In Zukunft muss gelten: „Safety First“ für Patienten und Ärzte

Kaum ein Thema bewegt die niedergelassenen Ärzte in diesen Zeiten rapide steigender Coronavirus-Infektionszahlen so wie die Frage der fehlenden Schutzausrüstung. Selbst wenn bis Ende der Woche, wie angekündigt, zehn Millionen Schutzmasken sowie weiteres Schutzmaterial an die Praxen verteilt werde, sollten die Ereignisse der letzten Wochen der Ärzteschaft zu denken geben, so der Vorsitzende des Thüringer Hartmannbundes und Geraer Augenarzt Dr. med. Jörg Müller.

„Es ist eine gute Nachricht, dass wir endlich die dringend benötigte Schutzausrüstung bekommen. Nicht nur für die Praxen, sondern auch für unsere Patienten, denen oft gar nicht bewusst ist, dass mit dem Arztbesuch ein erhöhtes Infektionsrisiko einhergeht.“ Zugleich stellt Müller fest: „Was wir in den vergangenen Wochen erlebt haben, darf eigentlich so nicht passieren. Ich habe noch die Aussagen der Politik in den Ohren, dass wir in Deutschland angeblich bestens vorbereitet seien – kurze Zeit später geht uns das Schutzmaterial aus, trotz entsprechender Warnungen der Lieferanten an das Gesundheitsministerium. Da kommt man sich vor wie im falschen Film“.

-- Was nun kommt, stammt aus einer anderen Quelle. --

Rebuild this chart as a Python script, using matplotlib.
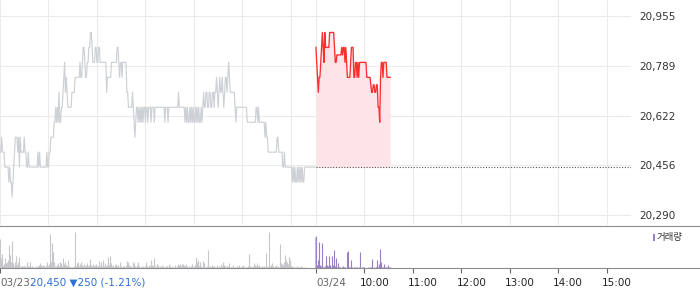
import numpy as np
import matplotlib
matplotlib.use("Agg")
import matplotlib.pyplot as plt
from matplotlib.lines import Line2D
from matplotlib.patches import Rectangle

plt.rcParams['font.family'] = ['DejaVu Sans', 'Noto Sans CJK KR']

# 03/23 minute closes (09:00 .. 15:30)
prev_price = [
    20500, 20500, 20550, 20500, 20500, 20500, 20450, 20450, 20450, 20450,
    20450, 20400, 20450, 20400, 20400, 20350, 20400, 20450, 20500, 20550,
    20550, 20550, 20500, 20550, 20450, 20550, 20500, 20500, 20500, 20500,
    20550, 20500, 20500, 20450, 20450, 20500, 20450, 20450, 20450, 20450,
    20450, 20450, 20450, 20450, 20450, 20450, 20450, 20500, 20450, 20500,
    20450, 20450, 20450, 20450, 20450, 20450, 20450, 20450, 20500, 20450,
    20450, 20500, 20500, 20550, 20550, 20550, 20550, 20600, 20600, 20650,
    20600, 20650, 20600, 20700, 20600, 20600, 20650, 20650, 20700, 20750,
    20800, 20700, 20750, 20700, 20650, 20650, 20650, 20650, 20650, 20700,
    20700, 20700, 20700, 20750, 20750, 20750, 20750, 20750, 20750, 20800,
    20750, 20750, 20800, 20850, 20850, 20800, 20750, 20750, 20800, 20800,
    20850, 20850, 20900, 20900, 20850, 20800, 20800, 20800, 20850, 20850,
    20800, 20800, 20850, 20850, 20800, 20800, 20800, 20800, 20800, 20800,
    20800, 20800, 20700, 20750, 20750, 20750, 20750, 20750, 20800, 20800,
    20800, 20800, 20800, 20800, 20800, 20850, 20850, 20800, 20750, 20800,
    20800, 20750, 20800, 20800, 20800, 20800, 20800, 20700, 20700, 20650,
    20650, 20650, 20650, 20650, 20700, 20650, 20600, 20550, 20600, 20650,
    20650, 20600, 20650, 20600, 20650, 20600, 20650, 20600, 20650, 20650,
    20600, 20650, 20650, 20600, 20650, 20650, 20650, 20600, 20650, 20650,
    20650, 20600, 20650, 20650, 20650, 20650, 20650, 20650, 20650, 20650,
    20650, 20650, 20650, 20650, 20600, 20650, 20650, 20650, 20600, 20650,
    20650, 20650, 20650, 20650, 20650, 20650, 20650, 20650, 20650, 20650,
    20650, 20700, 20650, 20650, 20650, 20650, 20650, 20650, 20650, 20600,
    20650, 20600, 20650, 20600, 20600, 20650, 20600, 20650, 20600, 20650,
    20600, 20600, 20650, 20600, 20650, 20600, 20650, 20600, 20600, 20650,
    20600, 20650, 20700, 20650, 20650, 20700, 20700, 20650, 20650, 20700,
    20700, 20650, 20650, 20700, 20700, 20650, 20700, 20700, 20750, 20700,
    20650, 20700, 20750, 20700, 20700, 20750, 20700, 20650, 20700, 20750,
    20750, 20700, 20750, 20800, 20750, 20700, 20700, 20700, 20700, 20700,
    20700, 20650, 20600, 20650, 20650, 20650, 20650, 20650, 20650, 20650,
    20650, 20650, 20650, 20650, 20650, 20650, 20600, 20600, 20600, 20600,
    20600, 20600, 20600, 20600, 20600, 20600, 20600, 20650, 20650, 20600,
    20650, 20600, 20600, 20600, 20600, 20600, 20600, 20600, 20550, 20600,
    20550, 20550, 20500, 20500, 20500, 20500, 20500, 20500, 20500, 20500,
    20500, 20500, 20500, 20550, 20550, 20500, 20500, 20500, 20500, 20500,
    20450, 20450, 20500, 20450, 20450, 20450, 20450, 20450, 20450, 20450,
    20450, 20450, 20400, 20450, 20400, 20450, 20400, 20400, 20450, 20400,
    20450, 20400, 20450, 20400, 20450, 20400, 20400, 20450, 20450, 20450,
    20450, 20450, 20450, 20450, 20450, 20450, 20450, 20450, 20450, 20450,
    20450,
]

prev_vol = [
    88, 30, 42, 15, 10, 12, 30, 15, 8, 20, 25, 69, 40, 10, 20, 83, 15, 8, 12, 20,
    37, 10, 20, 35, 8, 5, 6, 8, 5, 7, 6, 8, 5, 10, 20, 6, 8, 20, 5, 4,
    6, 5, 3, 5, 4, 6, 5, 8, 10, 15, 6, 10, 8, 10, 6, 8, 5, 10, 20, 6,
    8, 12, 103, 20, 75, 50, 8, 20, 6, 8, 10, 6, 15, 8, 20, 10, 15, 8, 30, 12,
    20, 8, 10, 6, 25, 8, 5, 4, 5, 3, 4, 5, 6, 109, 8, 15, 10, 18, 6, 12,
    20, 8, 10, 6, 12, 8, 10, 5, 17, 8, 10, 28, 6, 10, 8, 12, 6, 10, 8, 12,
    6, 8, 10, 22, 6, 20, 8, 10, 25, 6, 15, 8, 10, 6, 35, 10, 36, 8, 15, 6,
    10, 5, 10, 8, 12, 6, 10, 5, 20, 8, 6, 4, 8, 5, 6, 4, 10, 22, 8, 20,
    10, 6, 8, 5, 20, 6, 15, 8, 5, 10, 6, 18, 8, 5, 4, 5, 3, 6, 4, 5,
    8, 20, 6, 5, 10, 6, 8, 25, 10, 6, 32, 10, 8, 5, 12, 10, 6, 4, 8, 5,
    10, 4, 6, 3, 5, 8, 4, 6, 5, 12, 4, 6, 3, 8, 5, 4, 6, 10, 5, 8,
    12, 6, 10, 12, 8, 14, 6, 12, 10, 8, 12, 6, 5, 4, 8, 5, 3, 6, 12, 4,
    8, 10, 6, 35, 20, 25, 8, 5, 18, 6, 4, 22, 15, 5, 3, 4, 6, 55, 5, 3,
    6, 4, 10, 5, 6, 8, 4, 5, 10, 3, 4, 6, 5, 8, 12, 6, 18, 10, 6, 8,
    4, 6, 8, 5, 17, 5, 3, 4, 6, 10, 4, 3, 5, 8, 4, 3, 10, 5, 3, 4,
    6, 10, 3, 4, 5, 3, 4, 6, 42, 8, 5, 4, 6, 3, 15, 5, 10, 6, 15, 8,
    4, 10, 5, 3, 6, 5, 4, 6, 3, 47, 5, 8, 4, 110, 6, 10, 4, 15, 6, 3,
    8, 4, 10, 5, 6, 4, 8, 72, 15, 12, 10, 6, 20, 40, 25, 20, 12, 10, 35, 25,
    8, 5, 6, 4, 5, 3, 5, 4, 6, 3, 5, 4, 8, 5, 3, 2, 2, 5, 4, 2,
    2, 2, 1, 1, 2, 1, 1, 1, 0, 0, 95,
]

# 03/24 minute closes (09:00 .. 10:32)
today_price = [
    20850, 20800, 20750, 20700, 20750, 20750, 20800, 20850, 20900, 20850,
    20800, 20900, 20850, 20850, 20850, 20850, 20850, 20900, 20900, 20900,
    20900, 20900, 20900, 20850, 20800, 20800, 20825, 20825, 20825, 20825,
    20825, 20825, 20850, 20825, 20850, 20850, 20800, 20850, 20800, 20750,
    20750, 20750, 20750, 20800, 20850, 20850, 20850, 20750, 20750, 20800,
    20800, 20750, 20800, 20750, 20800, 20800, 20800, 20800, 20800, 20800,
    20800, 20800, 20800, 20750, 20750, 20750, 20750, 20750, 20725, 20700,
    20700, 20725, 20725, 20700, 20700, 20725, 20725, 20650, 20650, 20600,
    20750, 20800, 20800, 20750, 20800, 20800, 20800, 20800, 20750, 20750,
    20750, 20750, 20750,
]

today_vol = [
    97, 10, 25, 8, 80, 10, 6, 75, 10, 5, 4, 6, 37, 5, 10, 6, 37, 10, 5, 4,
    37, 10, 6, 55, 8, 30, 5, 15, 4, 3, 5, 2, 3, 8, 2, 3, 4, 2, 3, 50,
    52, 3, 4, 25, 3, 5, 2, 3, 5, 2, 3, 4, 2, 3, 48, 5, 2, 3, 4, 2,
    3, 2, 1, 2, 3, 2, 2, 3, 4, 28, 3, 2, 4, 2, 3, 4, 25, 5, 12, 58,
    6, 20, 4, 5, 12, 3, 2, 3, 4, 10, 3, 2, 4,
]

prev_close = 20450
price_ticks = [20290, 20456.25, 20622.5, 20788.75, 20955]
price_labels = ['20,290', '20,456', '20,622', '20,789', '20,955']
time_labels = ['10:00', '11:00', '12:00', '13:00', '14:00', '15:00']
summary = '20,450 \u25bc250 (-1.21%)'

# one slot per minute, 391 slots for the previous day then today
day_len = 391
x_prev = np.arange(len(prev_price))
x_today = day_len + np.arange(len(today_price))
x_end = day_len + 390

W, H = 700, 289
fig = plt.figure(figsize=(W / 100, H / 100), dpi=100)
ax = fig.add_axes([0, 1 - 225 / H, 631 / W, 225 / H])
axv = fig.add_axes([0, 1 - 268.3 / H, 631 / W, 41.8 / H])

# price panel
ax.plot(x_prev, prev_price, color='#cdd0d5', lw=0.85)
ax.fill_between(x_today, today_price, prev_close, color='#fde4e6', lw=0)
ax.plot(x_today, today_price, color='#ff2e2e', lw=0.95)
ax.hlines(prev_close, day_len, x_end, colors='#555555', lw=0.8,
          linestyles=(0, (1, 1.5)))

hour_lines = list(range(0, 361, 60)) + [day_len + h for h in range(0, 361, 60)]
ax.set_xticks(hour_lines)
ax.set_xticklabels([])
ax.set_xlim(0, x_end)
ax.set_ylim(20256.6, 21008.5)
ax.set_yticks(price_ticks)
ax.set_yticklabels(price_labels)
ax.yaxis.tick_right()
ax.tick_params(length=0, labelsize=7.5, labelcolor='#333333', pad=6)
ax.grid(True, color='#ebebeb', lw=0.75)
ax.set_axisbelow(True)
for s in ax.spines.values():
    s.set_visible(False)

# volume panel
axv.vlines(x_prev, 0, prev_vol, colors='#c5c7cb', lw=0.8)
axv.vlines(x_today, 0, today_vol, colors='#9a7fc8', lw=0.8)
axv.set_xlim(0, x_end)
axv.set_ylim(0, 125)
axv.set_yticks([])
tick_pos = [0, day_len] + [day_len + h for h in range(60, 361, 60)]
axv.set_xticks(tick_pos)
axv.set_xticklabels([])
axv.tick_params(axis='x', direction='out', length=3.6, width=0.8, color='#666666')
for s in axv.spines.values():
    s.set_visible(False)

lab = dict(xycoords=('data', 'axes fraction'), textcoords='offset pixels',
           va='center', ha='left', fontsize=7.5, annotation_clip=False)
axv.annotate('03/23', xy=(0, 0), xytext=(0, -14.5), color='#666666', **lab)
axv.annotate(summary, xy=(0, 0), xytext=(30.5, -14.5), color='#2f6fd6', **lab)
axv.annotate('03/24', xy=(day_len, 0), xytext=(0, -14.5), color='#666666', **lab)
for p, t in zip(tick_pos[2:], time_labels):
    axv.annotate(t, xy=(p, 0), xytext=(-5, -14.5), color='#222222', **lab)

# separators across the full width
fig.add_artist(Line2D([0, 1], [1 - 225.5 / H] * 2, color='#8c8c8c', lw=0.8))
fig.add_artist(Line2D([0, 1], [1 - 268.3 / H] * 2, color='#8c8c8c', lw=0.8))

# volume legend
fig.add_artist(Rectangle((652.7 / W, 1 - 241 / H), 2.6 / W, 7 / H,
                         transform=fig.transFigure, color='#9a7fc8', lw=0))
fig.text(657 / W, 1 - 237.5 / H, '거래량', fontsize=6.8, color='#333333',
         va='center', ha='left', family=['Noto Sans CJK KR', 'DejaVu Sans'])

fig.savefig('out.png', dpi=100)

Er persönlich ziehe aus diesen Ereignissen zwei Schlussfolgerungen, so Müller weiter: „Zum einen bringen wir Ärzte viel zu leicht uns selbst und auch unsere Patienten in Gefahr, wenn wir ohne die für den medizinischen Betrieb elementarsten Ausstattungen praktizieren. Oft ist die Motivation dahinter, dass einem Patienten unter keinen Umständen Hilfe verweigert werden darf, was ich 100%ig nachvollziehen kann. Aber ausreichende Patientenversorgung und Infektionsschutz müssen selbst in Zeiten mangelnden Schutzmaterials kein Widerspruch sein, wenn wir es klug anstellen.“ Ein Beispiel sei das Herunterfahren der Praxiskapazitäten, etwa durch koordinierte Rotationen mit anderen Niedergelassenen. Dies setze voraus, dass die Patienten auf die nicht aufschiebbaren Fälle reduziert würden, was in so einer Notlage – und nur davon sei hier die Rede – machbar sein sollte. Eine weitere Vermittlung nicht absolut dringlicher Notfälle über die Terminservicestellen seitens der KVen sei gerade jetzt äußerst kontraproduktiv.

„Zum anderen kann ich nur allen Kollegen raten, maximalen Druck auf die für die Materialversorgung zuständigen Akteure – Lieferanten und unsere Vertreter und die Angestellten in den KVen – auszuüben, damit die Probleme auch bei den Verantwortlichen ankommen“, äußert sich Müller weiter. „Nur wenn wir uns wehren und die von den Verantwortlichen organisierten Missstände anprangern und unsere Forderungen aktiv platzieren, werden wir gehört, das lehrt mich auch meine persönliche Erfahrung. Notfalls mit der unbequemen Botschaft, dass ohne Schutzausrüstung die ärztliche Tätigkeit in der Praxis oder im Bereitschaftsdienst eingestellt werden muss, wie es das Robert-Koch-Institut empfiehlt“, so Müller abschließend.